Holonic Modernism
A theoretical framework in politics, urban planning, and sociology framing the technical progress of Modernity within Systems Theory. It rejects the top-down authority of high-modernism and the fragmentation of postmodernism. Instead, it advocates for a societal structure composed of holons—autonomous units functioning simultaneously as complete wholes individually and integrated parts of a larger macro-system. Core Tenets: 1. Nested Sovereignty (Subsidiarity): Power sits at the lowest level. Centralized bodies (e.g., the UN) possess no authority outside of that delegated by their base units, coordinating parts rather than enforcing uniformity: 2.Supervenient Macro-Structure: The macro-system's stability relies on the base units. A local shift triggers a reflexive response from the macro-structure to preserve core universal standards, such as human rights: 3. Modular Resilience & Reflexive Stabilization: The system is modular.

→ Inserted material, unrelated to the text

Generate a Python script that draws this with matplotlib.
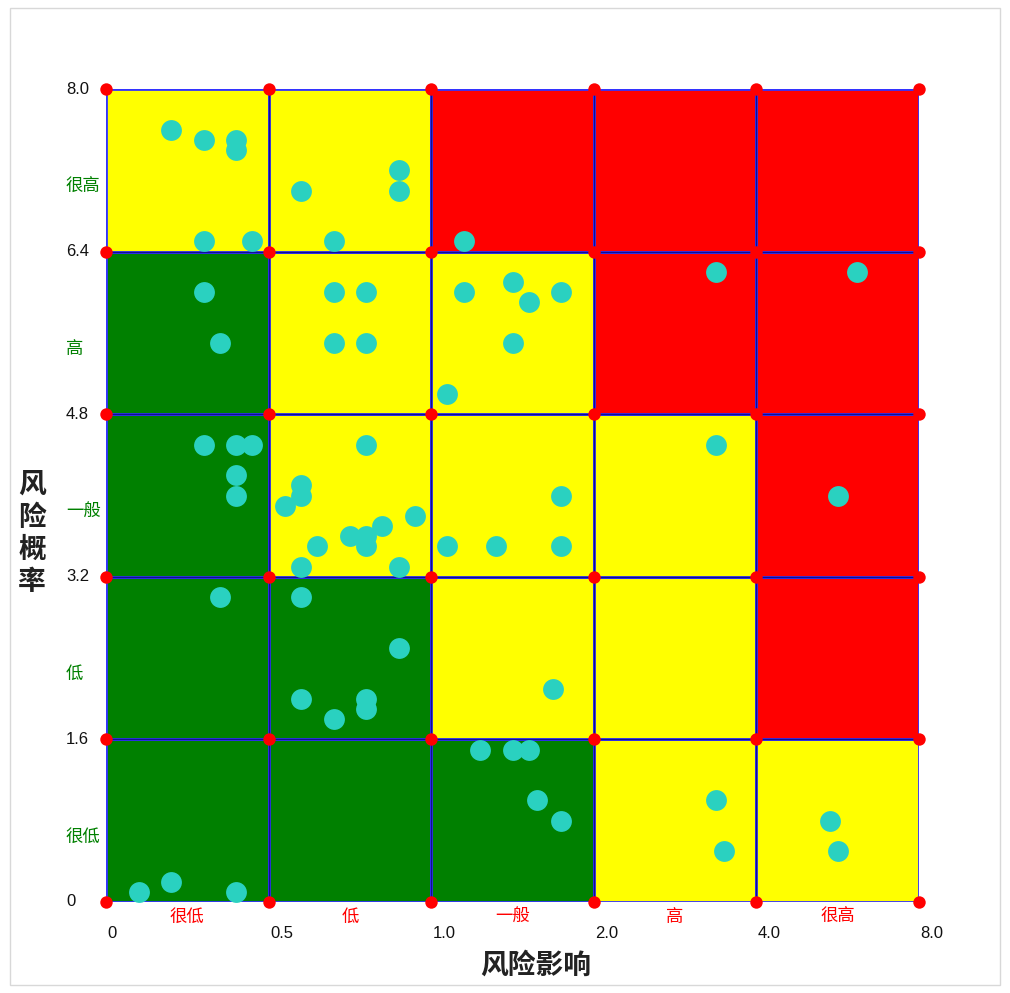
import matplotlib
matplotlib.use("Agg")
import matplotlib.pyplot as plt
from matplotlib.patches import Rectangle
import numpy as np

plt.rcParams['font.family'] = ['Liberation Sans', 'Noto Sans CJK SC', 'DejaVu Sans']

# ---- data ----
impact_ticks = ["0", "0.5", "1.0", "2.0", "4.0", "8.0"]
prob_ticks = ["0", "1.6", "3.2", "4.8", "6.4", "8.0"]
prob_values = [0, 1.6, 3.2, 4.8, 6.4, 8.0]
impact_levels = ["很低", "低", "一般", "高", "很高"]
prob_levels = ["很低", "低", "一般", "高", "很高"]
# risk level of each cell, rows from bottom (很低 probability) to top
cell_levels = [
    ["G", "G", "G", "Y", "Y"],
    ["G", "G", "Y", "Y", "R"],
    ["G", "Y", "Y", "Y", "R"],
    ["G", "Y", "Y", "R", "R"],
    ["Y", "Y", "R", "R", "R"],
]
level_colors = {"G": "#008000", "Y": "#ffff00", "R": "#ff0000"}

# risk points: impact (grid units 0-5), probability (0-8)
risk_impact = [
    0.4, 0.6, 0.8, 0.8, 0.6, 0.9,
    1.2, 1.8, 1.8, 1.4,
    2.2,
    3.75, 4.62,
    0.6, 0.7,
    1.4, 1.6, 1.4, 1.6,
    2.2, 2.5, 2.6, 2.8, 2.5, 2.1,
    0.6, 0.8, 0.9, 0.8, 0.8,
    1.6, 1.2, 1.2, 1.1, 1.9, 1.7, 1.5, 1.6, 1.6, 1.3, 1.2, 1.8,
    2.8, 2.1, 2.4, 2.8,
    3.75, 4.5,
    0.7, 1.2, 1.8, 1.2, 1.6, 1.6, 1.4, 2.75,
    2.3, 2.5, 2.6, 2.65, 2.8, 3.75, 3.8, 4.45, 4.5, 0.2, 0.4, 0.8,
]
risk_prob = [
    7.6, 7.5, 7.5, 7.4, 6.5, 6.5,
    7.0, 7.2, 7.0, 6.5,
    6.5,
    6.2, 6.2,
    6.0, 5.5,
    6.0, 6.0, 5.5, 5.5,
    6.0, 6.1, 5.9, 6.0, 5.5, 5.0,
    4.5, 4.5, 4.5, 4.2, 4.0,
    4.5, 4.1, 4.0, 3.9, 3.8, 3.7, 3.6, 3.6, 3.5, 3.5, 3.3, 3.3,
    4.0, 3.5, 3.5, 3.5,
    4.5, 4.0,
    3.0, 3.0, 2.5, 2.0, 2.0, 1.9, 1.8, 2.1,
    1.5, 1.5, 1.5, 1.0, 0.8, 1.0, 0.5, 0.8, 0.5, 0.1, 0.2, 0.1,
]

# ---- figure ----
W, H = 1010, 993
fig = plt.figure(figsize=(W / 100, H / 100), dpi=100)
fig.patches.append(Rectangle((10 / W, 1 - 985 / H), 990 / W, 977 / H,
                             transform=fig.transFigure, fill=False,
                             edgecolor='#d8d8d8', linewidth=1))

ax = fig.add_axes([106 / W, 1 - 902 / H, 813 / W, 813 / H])
ax.set_xlim(0, 5)
ax.set_ylim(0, 8)
ax.axis('off')

n = len(impact_levels)
ch = 8.0 / n
for r in range(n):
    for c in range(n):
        ax.add_patch(Rectangle((c, r * ch), 1, ch,
                               facecolor=level_colors[cell_levels[r][c]],
                               edgecolor='#3333ff', linewidth=2.0, zorder=1))
for i in range(1, n):
    ax.plot([i, i], [0, 8], color='#101090', lw=1.0, zorder=2)
    ax.plot([0, 5], [i * ch, i * ch], color='#101090', lw=1.0, zorder=2)

ax.scatter(risk_impact, risk_prob, s=225, color='#2ad1c0', zorder=4,
           linewidths=0, clip_on=False)

gx, gy = np.meshgrid(np.arange(n + 1), np.array(prob_values))
ax.scatter(gx.ravel(), gy.ravel(), s=80, color='#ff0000', zorder=5,
           linewidths=0, clip_on=False)

# y tick labels and levels
tr_y = ax.get_yaxis_transform()
for v, lab in zip(prob_values, prob_ticks):
    ax.text(-40 / 813, v, lab, transform=tr_y, ha='left', va='center',
            fontsize=12, color='#111111')
for i, lab in enumerate(prob_levels):
    ax.text(-40 / 813, (i + 0.4) * ch, lab, transform=tr_y, ha='left',
            va='center', fontsize=12.5, color='#008000')

# x tick labels and levels
tr_x = ax.get_xaxis_transform()
for i, lab in enumerate(impact_ticks):
    ax.text(i + 0.01, -32 / 813, lab, transform=tr_x, ha='left',
            va='center', fontsize=12, color='#111111')
for i, lab in enumerate(impact_levels):
    ax.text(i + 0.5, -15 / 813, lab, transform=tr_x, ha='center',
            va='center', fontsize=12.5, color='#ff0000')

# axis titles
fig.text(536 / W, 1 - 966 / H, "风险影响", ha='center', va='center',
         fontsize=20, fontweight='bold', color='#222222')
title_y = "风险概率"
for k, chr_ in enumerate(title_y):
    fig.text(32 / W, 1 - (486 + k * 32.5) / H, chr_, ha='center',
             va='center', fontsize=20, fontweight='bold', color='#222222')

fig.savefig("out.png", dpi=100)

If a local unit fails, the macro-structure triggers a reflexive stabilization, dynamically adapting to absorb the shock and maintain equilibrium without collapsing: 4.Constructive Universality: Though not postmodern, it accepts the postmodern critique of centralized corruption while rejecting its nihilism, maintaining that grand goals must be pursued via decentralized networks.
"Rather than succumbing to postmodern fragmentation, the emerging paradigm of Holonic Modernism seeks to reframe global governance bodies like the United Nations not as centralized authorities, but as supervenient systems dependent on localized autonomy and capable of reflexive stabilization during geopolitical crises."